Extract the records below word for word and ignore the images.
start Data rows
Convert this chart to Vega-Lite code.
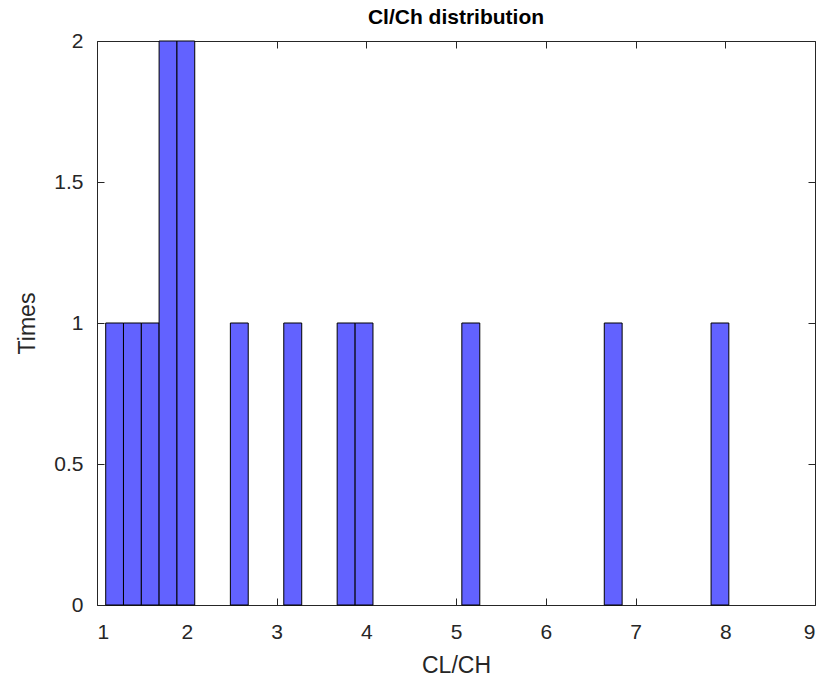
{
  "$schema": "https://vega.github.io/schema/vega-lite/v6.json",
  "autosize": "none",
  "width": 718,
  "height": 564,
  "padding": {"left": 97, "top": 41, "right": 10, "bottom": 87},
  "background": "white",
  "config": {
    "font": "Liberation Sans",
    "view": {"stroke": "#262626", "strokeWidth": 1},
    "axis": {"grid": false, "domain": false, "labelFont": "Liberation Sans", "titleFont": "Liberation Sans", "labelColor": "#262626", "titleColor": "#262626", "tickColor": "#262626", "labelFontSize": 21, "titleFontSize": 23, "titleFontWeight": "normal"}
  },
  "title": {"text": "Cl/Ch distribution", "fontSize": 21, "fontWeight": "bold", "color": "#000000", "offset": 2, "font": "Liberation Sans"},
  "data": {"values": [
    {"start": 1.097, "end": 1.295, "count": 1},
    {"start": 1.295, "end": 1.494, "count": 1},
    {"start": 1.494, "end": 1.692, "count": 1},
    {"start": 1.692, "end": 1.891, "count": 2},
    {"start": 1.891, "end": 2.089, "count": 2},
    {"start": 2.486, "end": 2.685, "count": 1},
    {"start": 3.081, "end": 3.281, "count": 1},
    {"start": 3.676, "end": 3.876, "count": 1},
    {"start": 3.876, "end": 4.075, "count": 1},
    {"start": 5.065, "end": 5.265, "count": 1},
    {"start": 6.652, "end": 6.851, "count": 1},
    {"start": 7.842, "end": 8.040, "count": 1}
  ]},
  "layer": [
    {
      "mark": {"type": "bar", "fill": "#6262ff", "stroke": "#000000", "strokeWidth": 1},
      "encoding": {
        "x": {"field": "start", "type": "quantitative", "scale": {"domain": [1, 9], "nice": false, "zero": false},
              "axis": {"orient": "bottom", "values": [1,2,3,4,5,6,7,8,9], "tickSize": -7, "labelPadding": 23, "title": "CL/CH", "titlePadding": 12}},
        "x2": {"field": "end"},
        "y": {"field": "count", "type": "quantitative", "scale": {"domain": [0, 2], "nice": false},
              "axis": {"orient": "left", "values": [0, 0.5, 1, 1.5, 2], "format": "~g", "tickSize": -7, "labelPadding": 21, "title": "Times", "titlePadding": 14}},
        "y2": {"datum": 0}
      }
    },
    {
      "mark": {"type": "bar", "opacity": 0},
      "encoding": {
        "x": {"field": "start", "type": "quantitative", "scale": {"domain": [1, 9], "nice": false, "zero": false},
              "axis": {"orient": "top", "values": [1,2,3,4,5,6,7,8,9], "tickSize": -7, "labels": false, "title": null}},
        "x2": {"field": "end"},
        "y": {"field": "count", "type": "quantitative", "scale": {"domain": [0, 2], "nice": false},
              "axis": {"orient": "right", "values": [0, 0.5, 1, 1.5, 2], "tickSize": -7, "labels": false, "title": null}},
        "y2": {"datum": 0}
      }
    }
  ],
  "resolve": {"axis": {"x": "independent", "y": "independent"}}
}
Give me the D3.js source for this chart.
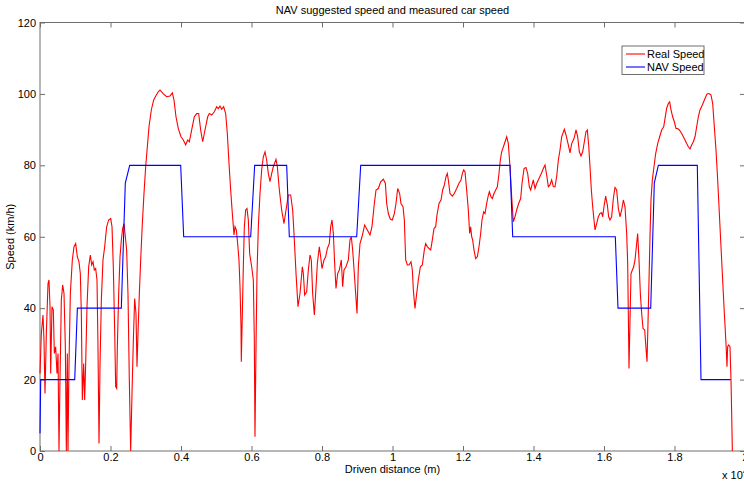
end Data rows
» **Task output**
Convert this chart to Vega-Lite code.
{
  "$schema": "https://vega.github.io/schema/vega-lite/v6.json",
  "autosize": "none",
  "width": 718,
  "height": 564,
  "padding": {"left": 97, "top": 41, "right": 10, "bottom": 87},
  "background": "white",
  "config": {
    "font": "Liberation Sans",
    "view": {"stroke": "#262626", "strokeWidth": 1},
    "axis": {"grid": false, "domain": false, "labelFont": "Liberation Sans", "titleFont": "Liberation Sans", "labelColor": "#262626", "titleColor": "#262626", "tickColor": "#262626", "labelFontSize": 21, "titleFontSize": 23, "titleFontWeight": "normal"}
  },
  "title": {"text": "Cl/Ch distribution", "fontSize": 21, "fontWeight": "bold", "color": "#000000", "offset": 2, "font": "Liberation Sans"},
  "data": {"values": [
    {"start": 1.097, "end": 1.295, "count": 1},
    {"start": 1.295, "end": 1.494, "count": 1},
    {"start": 1.494, "end": 1.692, "count": 1},
    {"start": 1.692, "end": 1.891, "count": 2},
    {"start": 1.891, "end": 2.089, "count": 2},
    {"start": 2.486, "end": 2.685, "count": 1},
    {"start": 3.081, "end": 3.281, "count": 1},
    {"start": 3.676, "end": 3.876, "count": 1},
    {"start": 3.876, "end": 4.075, "count": 1},
    {"start": 5.065, "end": 5.265, "count": 1},
    {"start": 6.652, "end": 6.851, "count": 1},
    {"start": 7.842, "end": 8.040, "count": 1}
  ]},
  "layer": [
    {
      "mark": {"type": "bar", "fill": "#6262ff", "stroke": "#000000", "strokeWidth": 1},
      "encoding": {
        "x": {"field": "start", "type": "quantitative", "scale": {"domain": [1, 9], "nice": false, "zero": false},
              "axis": {"orient": "bottom", "values": [1,2,3,4,5,6,7,8,9], "tickSize": -7, "labelPadding": 23, "title": "CL/CH", "titlePadding": 12}},
        "x2": {"field": "end"},
        "y": {"field": "count", "type": "quantitative", "scale": {"domain": [0, 2], "nice": false},
              "axis": {"orient": "left", "values": [0, 0.5, 1, 1.5, 2], "format": "~g", "tickSize": -7, "labelPadding": 21, "title": "Times", "titlePadding": 14}},
        "y2": {"datum": 0}
      }
    },
    {
      "mark": {"type": "bar", "opacity": 0},
      "encoding": {
        "x": {"field": "start", "type": "quantitative", "scale": {"domain": [1, 9], "nice": false, "zero": false},
              "axis": {"orient": "top", "values": [1,2,3,4,5,6,7,8,9], "tickSize": -7, "labels": false, "title": null}},
        "x2": {"field": "end"},
        "y": {"field": "count", "type": "quantitative", "scale": {"domain": [0, 2], "nice": false},
              "axis": {"orient": "right", "values": [0, 0.5, 1, 1.5, 2], "tickSize": -7, "labels": false, "title": null}},
        "y2": {"datum": 0}
      }
    }
  ],
  "resolve": {"axis": {"x": "independent", "y": "independent"}}
}
Give me the D3.js source for this chart.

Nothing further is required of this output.